== Supplied material ==

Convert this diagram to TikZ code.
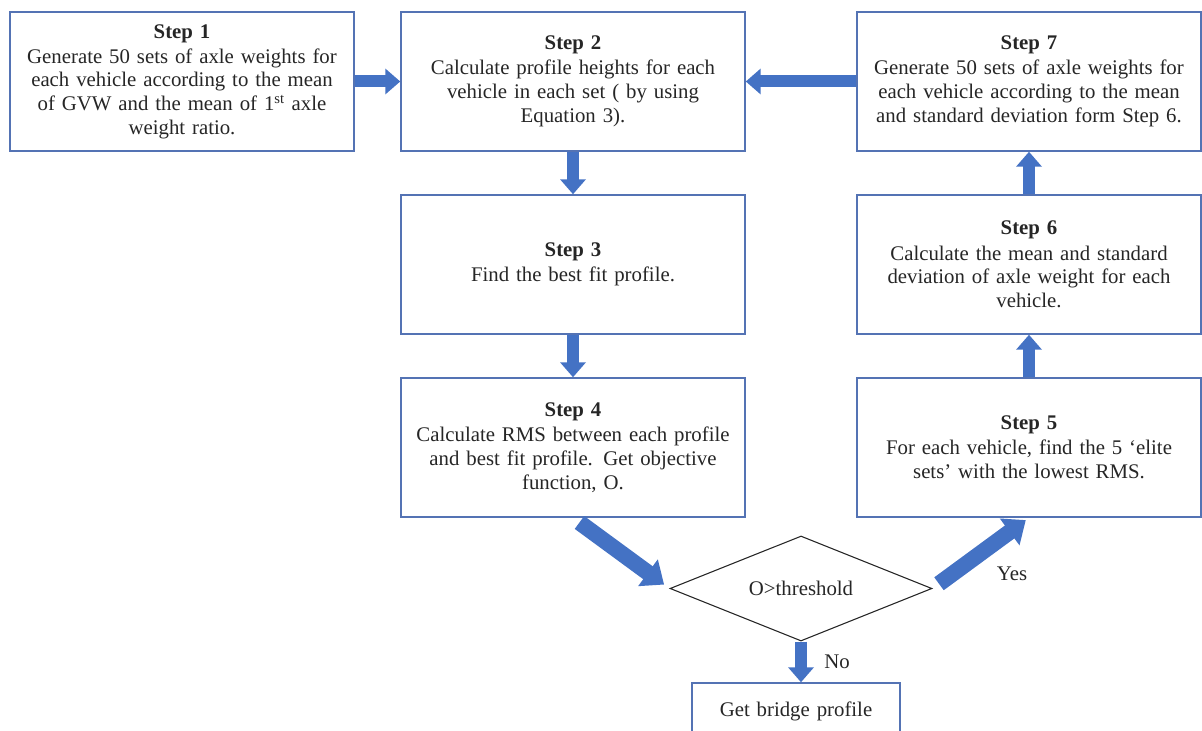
\documentclass[tikz,border=0pt]{standalone}
\usepackage{fontspec}
\setmainfont{Liberation Serif}
\usetikzlibrary{arrows.meta, positioning, shapes.geometric}
\definecolor{boxblue}{RGB}{84,115,180}
\definecolor{arrowblue}{RGB}{68,114,196}
\definecolor{txtgray}{RGB}{38,38,38}

\begin{document}
\begin{tikzpicture}[x=0.75pt, y=-0.75pt,
    stepbox/.style={draw=boxblue, line width=1.1pt, fill=white, text=txtgray, align=center,
        text width=250pt, minimum height=104.25pt, inner sep=4pt,
        font=\fontsize{15.6}{17.8}\selectfont},
    decision/.style={draw=black!85, line width=0.8pt, diamond, aspect=2.5,
        minimum width=196.5pt, minimum height=78.75pt, inner sep=0pt, fill=white,
        text=txtgray, font=\fontsize{15.6}{17.8}\selectfont},
    blockarrow/.style={draw=arrowblue, line width=9pt, -{Triangle[width=18.75pt, length=11.25pt]}},
    diagarrow/.style={draw=arrowblue, line width=12pt, -{Triangle[width=24pt, length=15pt]}},
    lbl/.style={text=txtgray, font=\fontsize{15.6}{17.8}\selectfont}]
    \useasboundingbox (0,0) rectangle (1202,731);

    % Top row
    \node[stepbox] (step1) at (182,81.5) {\textbf{Step 1}\\[1pt]
        Generate 50 sets of axle weights for\\
        each vehicle according to the mean\\
        of GVW and the mean of 1\textsuperscript{st} axle\\
        weight ratio.};
    \node[stepbox] (step2) at (573,81.5) {\textbf{Step 2}\\[1pt]
        Calculate profile heights for each\\
        vehicle in each set ( by using\\
        Equation 3).};
    \node[stepbox] (step7) at (1029,81.5) {\textbf{Step 7}\\[1pt]
        Generate 50 sets of axle weights for\\
        each vehicle according to the mean\\
        and standard deviation form Step 6.};

    % Middle rows
    \node[stepbox] (step3) at (573,264.5) {\textbf{Step 3}\\[1pt]
        Find the best fit profile.};
    \node[stepbox] (step6) at (1029,264.5) {\textbf{Step 6}\\[1pt]
        Calculate the mean and standard\\
        deviation of axle weight for each\\
        vehicle.};
    \node[stepbox] (step4) at (573,447.5) {\textbf{Step 4}\\[1pt]
        Calculate RMS between each profile\\
        and best fit profile. Get objective\\
        function, O.};
    \node[stepbox] (step5) at (1029,447.5) {\textbf{Step 5}\\[1pt]
        For each vehicle, find the 5 ‘elite\\
        sets’ with the lowest RMS.};

    % Decision and end
    \node[decision] (dia) at (801,588.5) {O>threshold};
    \node[stepbox, text width=148pt, minimum height=42.75pt] (getbp) at (796,711.5) {Get bridge profile};

    % Arrows
    \draw[blockarrow] (step1.east) -- (step2.west);
    \draw[blockarrow] (step7.west) -- (step2.east);
    \draw[blockarrow] (step2.south) -- (step3.north);
    \draw[blockarrow] (step3.south) -- (step4.north);
    \draw[diagarrow, shorten <=6pt, shorten >=5pt] (step4.south) -- (dia.west);
    \draw[diagarrow, shorten <=6pt, shorten >=3pt] (dia.east) -- (step5.south);
    \draw[blockarrow] (step5.north) -- (step6.south);
    \draw[blockarrow] (step6.north) -- (step7.south);
    \draw[blockarrow] (dia.south) -- (dia.south |- getbp.north);
    \node[lbl] (yes) at (1012,574) {Yes};
    \node[lbl] (no) at (837,662) {No};
\end{tikzpicture}
\end{document}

===

**Goal of the exercise**
Working from the material above, transcribe it exactly while omitting pictures.

**Solution to the exercise**
Convert this diagram to TikZ code.
\documentclass[tikz,border=0pt]{standalone}
\usepackage{fontspec}
\setmainfont{Liberation Serif}
\usetikzlibrary{arrows.meta, positioning, shapes.geometric}
\definecolor{boxblue}{RGB}{84,115,180}
\definecolor{arrowblue}{RGB}{68,114,196}
\definecolor{txtgray}{RGB}{38,38,38}

\begin{document}
\begin{tikzpicture}[x=0.75pt, y=-0.75pt,
    stepbox/.style={draw=boxblue, line width=1.1pt, fill=white, text=txtgray, align=center,
        text width=250pt, minimum height=104.25pt, inner sep=4pt,
        font=\fontsize{15.6}{17.8}\selectfont},
    decision/.style={draw=black!85, line width=0.8pt, diamond, aspect=2.5,
        minimum width=196.5pt, minimum height=78.75pt, inner sep=0pt, fill=white,
        text=txtgray, font=\fontsize{15.6}{17.8}\selectfont},
    blockarrow/.style={draw=arrowblue, line width=9pt, -{Triangle[width=18.75pt, length=11.25pt]}},
    diagarrow/.style={draw=arrowblue, line width=12pt, -{Triangle[width=24pt, length=15pt]}},
    lbl/.style={text=txtgray, font=\fontsize{15.6}{17.8}\selectfont}]
    \useasboundingbox (0,0) rectangle (1202,731);

    % Top row
    \node[stepbox] (step1) at (182,81.5) {\textbf{Step 1}\\[1pt]
        Generate 50 sets of axle weights for\\
        each vehicle according to the mean\\
        of GVW and the mean of 1\textsuperscript{st} axle\\
        weight ratio.};
    \node[stepbox] (step2) at (573,81.5) {\textbf{Step 2}\\[1pt]
        Calculate profile heights for each\\
        vehicle in each set ( by using\\
        Equation 3).};
    \node[stepbox] (step7) at (1029,81.5) {\textbf{Step 7}\\[1pt]
        Generate 50 sets of axle weights for\\
        each vehicle according to the mean\\
        and standard deviation form Step 6.};

    % Middle rows
    \node[stepbox] (step3) at (573,264.5) {\textbf{Step 3}\\[1pt]
        Find the best fit profile.};
    \node[stepbox] (step6) at (1029,264.5) {\textbf{Step 6}\\[1pt]
        Calculate the mean and standard\\
        deviation of axle weight for each\\
        vehicle.};
    \node[stepbox] (step4) at (573,447.5) {\textbf{Step 4}\\[1pt]
        Calculate RMS between each profile\\
        and best fit profile. Get objective\\
        function, O.};
    \node[stepbox] (step5) at (1029,447.5) {\textbf{Step 5}\\[1pt]
        For each vehicle, find the 5 ‘elite\\
        sets’ with the lowest RMS.};

    % Decision and end
    \node[decision] (dia) at (801,588.5) {O>threshold};
    \node[stepbox, text width=148pt, minimum height=42.75pt] (getbp) at (796,711.5) {Get bridge profile};

    % Arrows
    \draw[blockarrow] (step1.east) -- (step2.west);
    \draw[blockarrow] (step7.west) -- (step2.east);
    \draw[blockarrow] (step2.south) -- (step3.north);
    \draw[blockarrow] (step3.south) -- (step4.north);
    \draw[diagarrow, shorten <=6pt, shorten >=5pt] (step4.south) -- (dia.west);
    \draw[diagarrow, shorten <=6pt, shorten >=3pt] (dia.east) -- (step5.south);
    \draw[blockarrow] (step5.north) -- (step6.south);
    \draw[blockarrow] (step6.north) -- (step7.south);
    \draw[blockarrow] (dia.south) -- (dia.south |- getbp.north);
    \node[lbl] (yes) at (1012,574) {Yes};
    \node[lbl] (no) at (837,662) {No};
\end{tikzpicture}
\end{document}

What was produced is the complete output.